特に有名なのが、インド独立運動家ラース・ビハーリー・ボースを支援したことです。

ボースは日本へ亡命し、その後インド国民軍(INA)設立へつながる重要な活動を行いましたが、その背景には大川の思想的・人的な支援がありました。

のちにインド独立の象徴的存在となるチャンドラ・ボースへ続く流れにも、大川の存在が影響を与えたと考えられています。

また、大川は「回教概論」などイスラム研究でも先駆的な業績を残し、宗教学者・東洋思想家としても高く評価されており、彼は政治活動家というより学問的素養に裏打ちされた思想家だったといえるでしょう。

しかし、その思想の急進性と日本の国家改造を求める姿勢は、やがて軍部の若手将校や参謀層に強い影響を与え、時代の過激化に火をつけたとも見られています。

軍部に影響を与えた危うい思想

戦前の日本では、多くの青年将校が政治不信や社会不安を抱えていました。

その中で、大川の思想は「日本を根本から作り直さなければならない」という強いメッセージとして支持を集めました。

北一輝が青年将校の思想的支柱となった一方で、大川は参謀系の幕僚将校を中心に支持を受けていたといわれています。

大川の思想には、反欧米・国家改造・アジア解放といった要素が含まれており、こうした理念は当時の軍部にとって大変魅力的なものでした。

その結果、大川の思想が二・二六事件など国家を揺るがす事件の思想的背景に影響したと評価されることもありますが、大川自身が直接事件を指導したわけではありません。

とはいえ、彼の思想が時代の急進化を後押ししたのは否定できず、この点が教科書で扱われにくい理由のひとつでもあります。

東京裁判で東條英機をはたいた男

一般の人に最も知られている大川周明のエピソードが、東京裁判初日の出来事です。

1946年5月3日、世界中の報道陣が見守る中で裁判が始まった直後、大川は突然立ち上がり前の席にいた東條英機の後頭部をぱしっと軽く叩きました。

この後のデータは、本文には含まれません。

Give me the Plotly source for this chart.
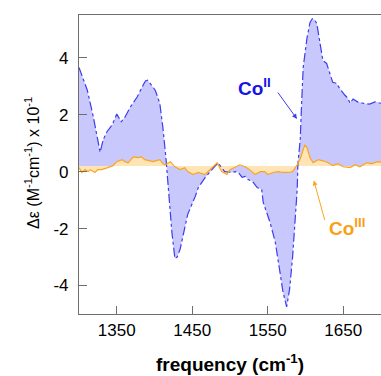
import plotly.graph_objects as go

# ---- data ----
freq_co2 = [1300, 1304, 1311, 1319, 1326, 1328, 1332, 1337, 1344, 1350, 1356, 1361, 1368, 1377,
            1385, 1388, 1391, 1396, 1401, 1407, 1411, 1415, 1418, 1423, 1427, 1430, 1434,
            1440, 1444, 1454, 1458, 1467, 1476, 1481, 1484, 1489, 1493, 1503, 1507, 1511,
            1516, 1520, 1524, 1530, 1536, 1542, 1544, 1553, 1560, 1566, 1570, 1575, 1579,
            1583, 1586, 1589, 1590, 1593, 1595, 1597, 1602, 1606, 1609, 1612, 1615, 1619,
            1623, 1628, 1632, 1636, 1641, 1645, 1652, 1656, 1659, 1663, 1669, 1676, 1685,
            1692, 1700]
de_co2 = [3.66, 3.39, 2.86, 1.92, 0.85, 0.68, 1.12, 1.40, 1.64, 2.02, 1.75, 1.92, 2.27, 2.62,
          3.04, 3.18, 3.21, 3.05, 2.86, 2.40, 1.57, 0.52, -0.52, -2.13, -3.05, -3.0, -2.72,
          -2.02, -1.50, -0.87, -0.56, -0.21, 0.07, 0.22, 0.31, 0.14, 0.0, -0.03, 0.0, -0.03,
          -0.20, -0.17, -0.28, -0.35, -0.56, -0.63, -1.08, -1.78, -2.48, -3.50, -4.20, -4.75, -4.12,
          -2.97, -1.78, -0.63, 0.30, 1.12, 2.50, 3.67, 4.70, 5.24, 5.37, 5.33, 5.20, 4.60,
          3.90, 3.80, 3.50, 3.14, 3.10, 2.93, 2.69, 2.58, 2.40, 2.55, 2.45, 2.40, 2.37,
          2.45, 2.40]

freq_co3 = [1300, 1304, 1308, 1312, 1315, 1319, 1321, 1325, 1330, 1338, 1345, 1350, 1357,
            1361, 1365, 1372, 1378, 1383, 1387, 1394, 1398, 1407, 1411, 1414, 1421, 1427,
            1434, 1440, 1444, 1451, 1458, 1467, 1471, 1477, 1483, 1489, 1496, 1500, 1507,
            1513, 1520, 1526, 1533, 1540, 1546, 1550, 1557, 1564, 1570, 1577, 1583, 1589,
            1593, 1597, 1599, 1602, 1606, 1610, 1617, 1623, 1630, 1636, 1643, 1650, 1659,
            1666, 1672, 1681, 1688, 1696, 1700]
de_co3 = [0.14, -0.03, 0.07, 0.0, 0.07, 0.0, -0.03, 0.07, 0.07, 0.14, 0.21, 0.35, 0.42,
          0.35, 0.31, 0.52, 0.49, 0.52, 0.42, 0.38, 0.35, 0.42, 0.28, 0.24, 0.35, 0.17,
          0.07, 0.14, 0.0, -0.10, -0.03, -0.10, 0.0, 0.14, 0.31, 0.0, -0.10, 0.07, 0.17,
          0.24, 0.17, 0.07, -0.10, 0.0, 0.0, -0.10, -0.03, 0.0, -0.03, -0.03, 0.0, 0.24,
          0.45, 0.80, 0.94, 0.84, 0.49, 0.31, 0.42, 0.38, 0.31, 0.21, 0.28, 0.17, 0.14,
          0.24, 0.17, 0.31, 0.28, 0.35, 0.33]

baseline = 0.2
x_range = [1300, 1700]
y_range = [-5, 5.5]
x_ticks = [1350, 1450, 1550, 1650]
y_ticks = [-4, -2, 0, 2, 4]
y_tick_text = ["-4", "-2", "0", "2", "4"]

BLUE = "rgb(60,60,240)"
BLUE_FILL = "rgb(200,200,252)"
ORANGE = "rgb(250,165,30)"
ORANGE_FILL = "rgb(255,228,182)"
GREY = "rgb(110,110,110)"
FONT = "Liberation Sans, Arial, sans-serif"

fig = go.Figure()
# blue fill
fig.add_trace(go.Scatter(x=x_range, y=[baseline, baseline], mode="lines",
                         line=dict(width=0), hoverinfo="skip", showlegend=False))
fig.add_trace(go.Scatter(x=freq_co2, y=de_co2, mode="lines", fill="tonexty",
                         fillcolor=BLUE_FILL, line=dict(width=0), showlegend=False))
# orange fill
fig.add_trace(go.Scatter(x=x_range, y=[baseline, baseline], mode="lines",
                         line=dict(width=0), hoverinfo="skip", showlegend=False))
fig.add_trace(go.Scatter(x=freq_co3, y=de_co3, mode="lines", fill="tonexty",
                         fillcolor=ORANGE_FILL, line=dict(width=0), showlegend=False))
# lines
fig.add_trace(go.Scatter(x=freq_co2, y=de_co2, mode="lines",
                         line=dict(color=BLUE, width=1.2, dash="dashdot"), showlegend=False))
fig.add_trace(go.Scatter(x=freq_co3, y=de_co3, mode="lines",
                         line=dict(color=ORANGE, width=1.2), showlegend=False))

# arrows
fig.add_annotation(x=1588.7, y=1.85, ax=1562, ay=2.83, axref="x", ayref="y",
                   xref="x", yref="y", text="", showarrow=True, arrowhead=2,
                   arrowsize=1, arrowwidth=1, arrowcolor=BLUE)
fig.add_annotation(x=1611, y=-0.31, ax=1626, ay=-1.75, axref="x", ayref="y",
                   xref="x", yref="y", text="", showarrow=True, arrowhead=2,
                   arrowsize=1, arrowwidth=1, arrowcolor=ORANGE)
fig.add_annotation(x=1533, y=2.97, xref="x", yref="y", showarrow=False,
                   text="<b>Co<sup>II</sup></b>", font=dict(size=19, color="rgb(20,20,230)", family=FONT))
fig.add_annotation(x=1655, y=-1.95, xref="x", yref="y", showarrow=False,
                   text="<b>Co<sup>III</sup></b>", font=dict(size=19, color="rgb(250,160,20)", family=FONT))

# axis titles
fig.add_annotation(x=0.5, y=-0.164, xref="paper", yref="paper", showarrow=False,
                   xanchor="center", yanchor="middle",
                   text="<b>frequency (cm<sup>-1</sup>)</b>", font=dict(size=19, color="black", family=FONT))
fig.add_annotation(x=-0.156, y=0.505, xref="paper", yref="paper", showarrow=False,
                   xanchor="center", yanchor="middle", textangle=-90,
                   text="Δε (M<sup>-1</sup>cm<sup>-1</sup>) x 10<sup>-1</sup>",
                   font=dict(size=16, color="black", family=FONT))

fig.update_xaxes(range=x_range, tickvals=x_ticks, ticks="inside", ticklen=8, tickwidth=1,
                 tickcolor=GREY, showline=True, linecolor=GREY, linewidth=1.2, mirror=True,
                 showgrid=False, zeroline=False, tickfont=dict(size=17, color="black", family=FONT))
fig.update_yaxes(range=y_range, tickvals=y_ticks, ticktext=y_tick_text, ticks="inside",
                 ticklen=8, tickwidth=1, tickcolor=GREY, showline=True, linecolor=GREY,
                 linewidth=1.2, mirror=False, showgrid=False, zeroline=False,
                 ticklabelstandoff=6, tickfont=dict(size=17, color="black", family=FONT))

fig.update_layout(width=381, height=376, margin=dict(l=79, r=0, t=15, b=62),
                  paper_bgcolor="white", plot_bgcolor="white", showlegend=False)

fig.write_html("out.html")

東條は表情を変えずにじっと座っていましたが、周囲は騒然となり大川はすぐに米兵に取り押さえられます。

その後、大川は奇声を上げたり独り言を繰り返すようになり、米軍医は「裁判を受けられる精神状態ではない」と判断、そのため大川はA級戦犯として正式に起訴されず、裁判から除外されることになりました。

この行動が、演技だったという説と本当に精神を病んでいたという説が今でも議論されていますが、いずれにしても大川周明=東條英機を叩いた男というイメージが強く残る象徴的事件となりました。

なぜ教科書に載らないのか?

では、なぜ大川周明ほどの影響力を持つ思想家が、教科書ではほとんど扱われないのでしょうか。

第一に考えられる理由は、彼の思想が天皇中心の国家観やアジア主義など、戦後教育の方向性と大きく異なるためです。

戦後の歴史教育は、民主主義・科学的歴史観を重視し、神話や精神性を国家の基盤とする歴史観は扱われなくなりました。

第二に考えられる理由は、大川の思想が軍部の政治的暴走に一定の影響を与えたと評価されている点が挙げられます。

教科書という公共の基準で扱うには複雑で、賛否が分かれる人物であるため簡単には取り上げられないのです。

第三に考えられる理由は、彼の思想家としての業績は評価される一方で、行動面には東京裁判での奇行のように、説明しづらい側面が多くあります。

功罪が極端で整理が難しく、単純に「偉人」として紹介するには適していないと判断されているのでしょう。

天才と過激、理想と狂気、学問と行動、そのすべてを併せ持つ人物であるため、教科書では語りきれない存在なのです。

彼の思想をどのように評価するかは今後も議論が続いていきますが、日本近現代史を深く理解するうえで、大川周明という教科書に載らない人物を知ることには大きな意味があるといえるでしょう。